SOS Children’s Villages has been raising orphaned and abandoned children in Niger, since 1993. Almost half of the population is comprised of children under the age of 15, so the charity’s support will be all the more necessary when a looming famine hits.
In keeping with its mission to save Niger’s vulnerable children and strengthen families devastated by poverty and HIV/AIDS, SOS is launching a program to distribute food that will reach 10,000 children and families between March and September 2010.
Besides distributing badly needed food to affected families, SOS will also offer medical treatment for conditions caused by malnutrition. The goal of SOS’s emergency relief program is to implement a system of food banks that encourages self-sufficiency in times of hardship and prevents the explosion of food prices during shortages.
SOS’s aid will target Tahoua, the interior agricultural region whose inhabitants will suffer most from the drought.

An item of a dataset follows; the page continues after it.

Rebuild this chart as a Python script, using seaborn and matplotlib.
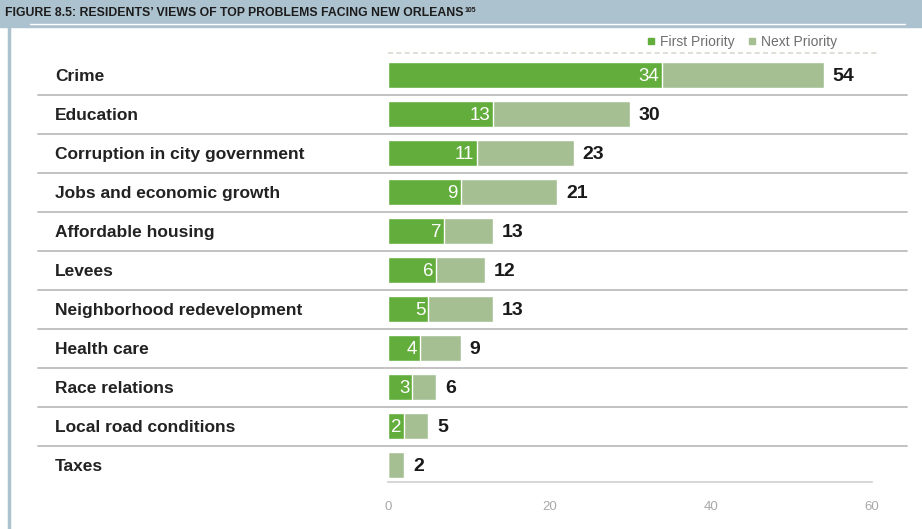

That area, roughly 250 miles northeast of the capital, Niamey, is home to some 870,000 people who are at risk of being moderately or severely affected by the famine.
SOS has two Children’s Villages in Niger-one in Niamey and one in Tahoua. A third village, in Dosso, is under construction. Niger’s high rate of HIV/AIDS has produced many children without homes or parental care. In determining which households to support in its emergency relief program, SOS Children’s Villages will include families raising children orphaned by HIV/AIDS and other diseases, those headed by a woman, and those raising children with physical or mental handicaps.
Vulnerable children in Niger find love, food, medicine, and classrooms at SOS‘s two Children’s Villages. So, too, do needy neighbourhood children and families who attend SOS schools and receive its AIDS-prevention counselling services.
The emergency relief efforts that SOS Children’s Villages undertakes in the countries in which it works benefit greatly from the trust and the extensive local contacts that SOS develops on the ground over time.